[Source code of charts]

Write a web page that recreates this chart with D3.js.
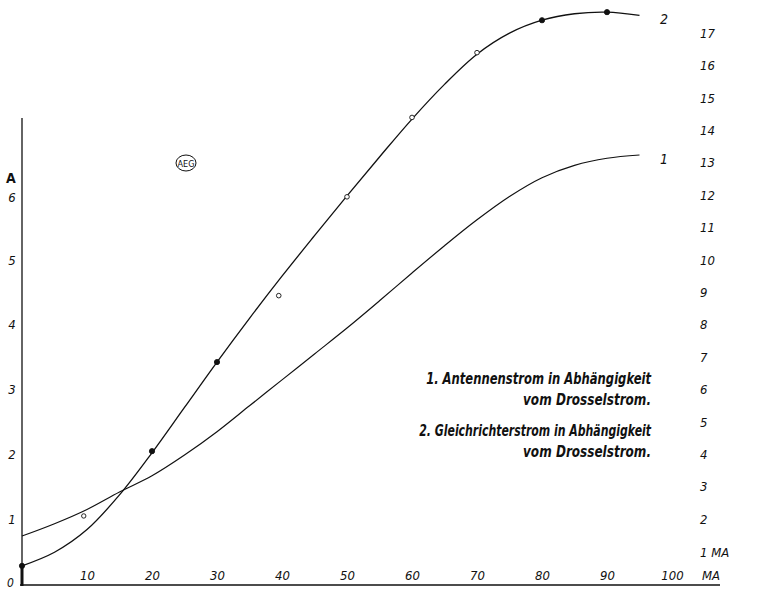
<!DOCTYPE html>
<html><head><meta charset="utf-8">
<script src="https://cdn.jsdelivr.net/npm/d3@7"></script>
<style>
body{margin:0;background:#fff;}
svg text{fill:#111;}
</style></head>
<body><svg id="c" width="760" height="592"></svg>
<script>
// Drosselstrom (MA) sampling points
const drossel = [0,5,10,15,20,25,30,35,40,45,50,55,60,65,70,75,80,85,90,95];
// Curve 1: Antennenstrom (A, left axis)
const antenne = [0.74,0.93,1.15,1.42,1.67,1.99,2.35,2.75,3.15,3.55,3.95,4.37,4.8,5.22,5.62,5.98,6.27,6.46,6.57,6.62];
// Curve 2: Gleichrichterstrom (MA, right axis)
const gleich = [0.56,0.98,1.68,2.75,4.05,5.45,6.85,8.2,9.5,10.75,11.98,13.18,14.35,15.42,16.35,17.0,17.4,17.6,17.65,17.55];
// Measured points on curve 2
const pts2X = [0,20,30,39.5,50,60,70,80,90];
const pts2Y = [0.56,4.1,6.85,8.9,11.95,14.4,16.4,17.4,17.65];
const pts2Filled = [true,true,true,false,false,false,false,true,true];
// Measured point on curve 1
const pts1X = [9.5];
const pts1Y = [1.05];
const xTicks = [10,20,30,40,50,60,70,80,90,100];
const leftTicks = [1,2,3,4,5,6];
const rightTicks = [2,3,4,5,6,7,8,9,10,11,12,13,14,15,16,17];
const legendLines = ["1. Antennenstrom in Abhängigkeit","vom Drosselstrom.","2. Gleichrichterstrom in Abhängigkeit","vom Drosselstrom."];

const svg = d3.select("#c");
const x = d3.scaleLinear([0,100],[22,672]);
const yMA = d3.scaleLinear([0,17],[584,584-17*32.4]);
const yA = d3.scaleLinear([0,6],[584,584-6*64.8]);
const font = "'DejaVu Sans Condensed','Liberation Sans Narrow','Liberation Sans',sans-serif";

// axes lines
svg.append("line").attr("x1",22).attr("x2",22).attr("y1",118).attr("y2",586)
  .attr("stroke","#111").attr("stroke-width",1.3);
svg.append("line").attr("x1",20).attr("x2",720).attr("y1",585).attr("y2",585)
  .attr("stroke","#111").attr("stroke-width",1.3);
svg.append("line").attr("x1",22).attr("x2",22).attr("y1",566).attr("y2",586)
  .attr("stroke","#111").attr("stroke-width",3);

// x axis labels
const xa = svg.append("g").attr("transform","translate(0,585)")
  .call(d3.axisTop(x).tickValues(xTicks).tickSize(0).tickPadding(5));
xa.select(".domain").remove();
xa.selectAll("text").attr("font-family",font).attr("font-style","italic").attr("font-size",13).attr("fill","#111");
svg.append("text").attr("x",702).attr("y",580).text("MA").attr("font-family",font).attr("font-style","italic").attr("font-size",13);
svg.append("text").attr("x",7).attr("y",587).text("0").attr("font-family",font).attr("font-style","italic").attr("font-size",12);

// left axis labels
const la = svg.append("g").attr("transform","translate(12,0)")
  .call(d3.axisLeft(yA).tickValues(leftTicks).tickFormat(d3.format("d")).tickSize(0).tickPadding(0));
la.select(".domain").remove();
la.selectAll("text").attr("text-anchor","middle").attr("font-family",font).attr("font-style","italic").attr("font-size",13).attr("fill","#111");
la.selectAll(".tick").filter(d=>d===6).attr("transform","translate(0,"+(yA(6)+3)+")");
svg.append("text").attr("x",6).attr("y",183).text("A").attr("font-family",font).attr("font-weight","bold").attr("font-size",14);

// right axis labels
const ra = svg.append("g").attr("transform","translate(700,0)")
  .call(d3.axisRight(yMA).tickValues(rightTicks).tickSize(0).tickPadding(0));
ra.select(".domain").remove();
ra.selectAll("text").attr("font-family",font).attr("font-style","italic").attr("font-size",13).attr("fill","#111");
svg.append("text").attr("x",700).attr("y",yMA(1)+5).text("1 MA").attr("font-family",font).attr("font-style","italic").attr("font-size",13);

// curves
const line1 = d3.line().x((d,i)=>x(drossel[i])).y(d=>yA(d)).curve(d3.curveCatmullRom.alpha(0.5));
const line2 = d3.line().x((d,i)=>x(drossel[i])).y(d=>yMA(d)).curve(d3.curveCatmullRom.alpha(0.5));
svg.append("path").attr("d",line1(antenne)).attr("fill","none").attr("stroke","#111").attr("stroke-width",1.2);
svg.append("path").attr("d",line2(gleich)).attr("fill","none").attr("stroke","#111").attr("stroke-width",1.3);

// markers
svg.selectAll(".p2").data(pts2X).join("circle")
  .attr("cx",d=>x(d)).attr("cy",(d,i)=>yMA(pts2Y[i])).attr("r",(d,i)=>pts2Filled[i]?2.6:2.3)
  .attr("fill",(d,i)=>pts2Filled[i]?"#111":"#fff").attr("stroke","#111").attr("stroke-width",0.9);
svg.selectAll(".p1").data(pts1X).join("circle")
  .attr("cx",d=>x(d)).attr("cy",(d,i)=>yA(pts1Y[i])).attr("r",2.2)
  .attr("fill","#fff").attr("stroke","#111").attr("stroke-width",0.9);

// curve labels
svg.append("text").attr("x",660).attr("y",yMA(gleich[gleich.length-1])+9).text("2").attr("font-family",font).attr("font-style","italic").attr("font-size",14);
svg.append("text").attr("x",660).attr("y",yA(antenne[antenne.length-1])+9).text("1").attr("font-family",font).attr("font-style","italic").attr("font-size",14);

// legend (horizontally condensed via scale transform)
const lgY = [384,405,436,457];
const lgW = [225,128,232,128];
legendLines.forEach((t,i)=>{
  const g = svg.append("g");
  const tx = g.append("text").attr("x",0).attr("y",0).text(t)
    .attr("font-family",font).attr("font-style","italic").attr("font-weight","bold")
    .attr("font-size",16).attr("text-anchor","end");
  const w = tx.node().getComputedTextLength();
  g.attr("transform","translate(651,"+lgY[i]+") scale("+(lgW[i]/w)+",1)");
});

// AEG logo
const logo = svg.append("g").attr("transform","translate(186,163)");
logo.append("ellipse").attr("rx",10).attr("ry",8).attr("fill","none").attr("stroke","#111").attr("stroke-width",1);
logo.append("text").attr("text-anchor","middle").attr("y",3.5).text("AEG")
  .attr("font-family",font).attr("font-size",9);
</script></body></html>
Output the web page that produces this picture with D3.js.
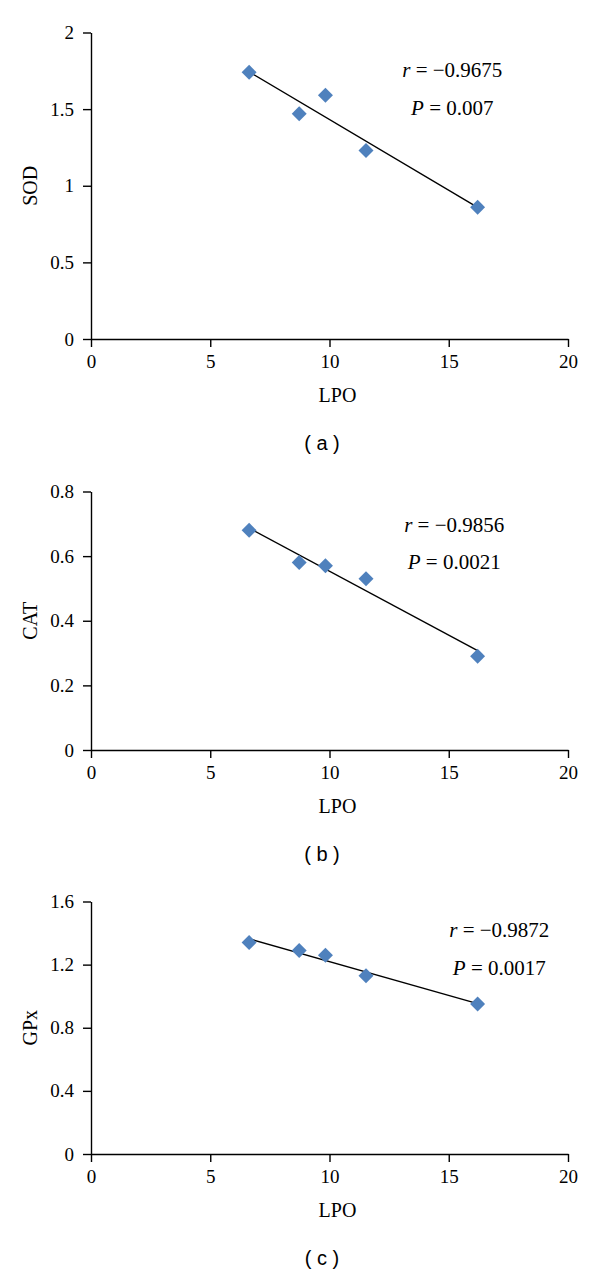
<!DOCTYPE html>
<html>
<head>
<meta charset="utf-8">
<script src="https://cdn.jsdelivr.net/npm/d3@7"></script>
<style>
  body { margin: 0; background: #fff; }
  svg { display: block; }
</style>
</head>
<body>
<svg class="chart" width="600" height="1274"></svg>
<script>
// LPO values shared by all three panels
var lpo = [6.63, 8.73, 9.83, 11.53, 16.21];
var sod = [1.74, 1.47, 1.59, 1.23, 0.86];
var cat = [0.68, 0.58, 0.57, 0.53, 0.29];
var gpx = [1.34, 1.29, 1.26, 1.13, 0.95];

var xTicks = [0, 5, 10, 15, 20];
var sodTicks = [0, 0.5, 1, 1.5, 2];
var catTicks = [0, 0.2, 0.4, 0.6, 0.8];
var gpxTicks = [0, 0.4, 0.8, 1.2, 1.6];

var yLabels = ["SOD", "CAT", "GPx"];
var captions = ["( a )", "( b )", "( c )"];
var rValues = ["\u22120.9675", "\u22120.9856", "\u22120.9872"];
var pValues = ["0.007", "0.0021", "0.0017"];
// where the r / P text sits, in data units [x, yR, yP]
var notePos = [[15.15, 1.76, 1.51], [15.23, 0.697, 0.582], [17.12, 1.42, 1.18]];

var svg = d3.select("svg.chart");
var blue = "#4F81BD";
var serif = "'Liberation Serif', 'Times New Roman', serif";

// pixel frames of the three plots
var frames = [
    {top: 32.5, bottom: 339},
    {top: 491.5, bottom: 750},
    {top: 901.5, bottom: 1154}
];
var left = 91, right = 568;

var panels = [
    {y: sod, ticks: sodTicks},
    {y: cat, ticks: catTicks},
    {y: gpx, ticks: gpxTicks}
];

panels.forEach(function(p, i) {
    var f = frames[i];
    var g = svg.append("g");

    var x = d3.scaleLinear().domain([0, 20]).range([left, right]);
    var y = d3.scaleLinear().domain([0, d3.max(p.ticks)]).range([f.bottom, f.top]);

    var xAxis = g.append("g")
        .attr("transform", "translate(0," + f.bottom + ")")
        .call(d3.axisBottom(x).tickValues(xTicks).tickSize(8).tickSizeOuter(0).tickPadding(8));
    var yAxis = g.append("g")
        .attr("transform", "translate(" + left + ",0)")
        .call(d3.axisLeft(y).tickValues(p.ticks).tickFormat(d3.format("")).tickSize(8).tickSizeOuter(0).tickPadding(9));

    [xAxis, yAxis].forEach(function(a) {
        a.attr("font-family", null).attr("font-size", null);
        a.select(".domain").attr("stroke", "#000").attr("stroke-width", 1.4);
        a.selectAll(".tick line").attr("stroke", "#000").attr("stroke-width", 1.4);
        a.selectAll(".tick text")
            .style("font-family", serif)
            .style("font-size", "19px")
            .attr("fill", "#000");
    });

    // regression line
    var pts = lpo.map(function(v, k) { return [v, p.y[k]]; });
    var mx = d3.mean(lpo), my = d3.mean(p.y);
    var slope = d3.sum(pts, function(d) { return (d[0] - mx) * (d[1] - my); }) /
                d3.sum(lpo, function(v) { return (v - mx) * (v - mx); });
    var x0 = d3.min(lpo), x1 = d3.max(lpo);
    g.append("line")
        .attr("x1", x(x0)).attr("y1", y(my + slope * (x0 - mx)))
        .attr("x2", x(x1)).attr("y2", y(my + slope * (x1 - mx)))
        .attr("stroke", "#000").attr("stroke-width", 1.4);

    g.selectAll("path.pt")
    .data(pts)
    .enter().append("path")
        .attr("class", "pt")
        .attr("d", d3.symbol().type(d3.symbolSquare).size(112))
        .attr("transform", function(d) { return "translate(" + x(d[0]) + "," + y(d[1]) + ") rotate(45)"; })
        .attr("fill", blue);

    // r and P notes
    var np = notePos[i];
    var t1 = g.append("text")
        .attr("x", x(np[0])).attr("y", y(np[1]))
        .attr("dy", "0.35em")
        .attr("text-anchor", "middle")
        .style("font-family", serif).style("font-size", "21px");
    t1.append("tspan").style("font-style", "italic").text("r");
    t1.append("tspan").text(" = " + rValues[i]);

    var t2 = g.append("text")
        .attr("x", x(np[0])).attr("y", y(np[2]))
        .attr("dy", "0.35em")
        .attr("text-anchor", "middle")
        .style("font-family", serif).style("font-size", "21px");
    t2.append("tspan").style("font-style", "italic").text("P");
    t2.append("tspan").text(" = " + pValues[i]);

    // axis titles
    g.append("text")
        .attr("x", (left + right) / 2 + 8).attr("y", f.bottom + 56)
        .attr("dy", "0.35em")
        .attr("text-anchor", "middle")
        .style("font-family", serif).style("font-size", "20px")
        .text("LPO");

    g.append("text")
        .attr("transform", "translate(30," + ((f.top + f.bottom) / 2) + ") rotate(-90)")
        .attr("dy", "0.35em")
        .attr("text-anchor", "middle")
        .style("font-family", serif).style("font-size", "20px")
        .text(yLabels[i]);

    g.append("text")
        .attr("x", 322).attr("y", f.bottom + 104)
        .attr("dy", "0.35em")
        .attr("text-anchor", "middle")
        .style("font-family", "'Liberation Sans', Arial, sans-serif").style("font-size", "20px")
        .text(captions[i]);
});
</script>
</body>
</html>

=== Your task ===
Keep the images out of the copy. Repeat word for word only the lines from the one containing "Output the web" through the one containing "var gpxTicks = [0, 0.4, 0.8, 1.2, 1.6];", both ends included.

=== Task result ===
Output the web page that produces this picture with D3.js.
<!DOCTYPE html>
<html>
<head>
<meta charset="utf-8">
<script src="https://cdn.jsdelivr.net/npm/d3@7"></script>
<style>
  body { margin: 0; background: #fff; }
  svg { display: block; }
</style>
</head>
<body>
<svg class="chart" width="600" height="1274"></svg>
<script>
// LPO values shared by all three panels
var lpo = [6.63, 8.73, 9.83, 11.53, 16.21];
var sod = [1.74, 1.47, 1.59, 1.23, 0.86];
var cat = [0.68, 0.58, 0.57, 0.53, 0.29];
var gpx = [1.34, 1.29, 1.26, 1.13, 0.95];

var xTicks = [0, 5, 10, 15, 20];
var sodTicks = [0, 0.5, 1, 1.5, 2];
var catTicks = [0, 0.2, 0.4, 0.6, 0.8];
var gpxTicks = [0, 0.4, 0.8, 1.2, 1.6];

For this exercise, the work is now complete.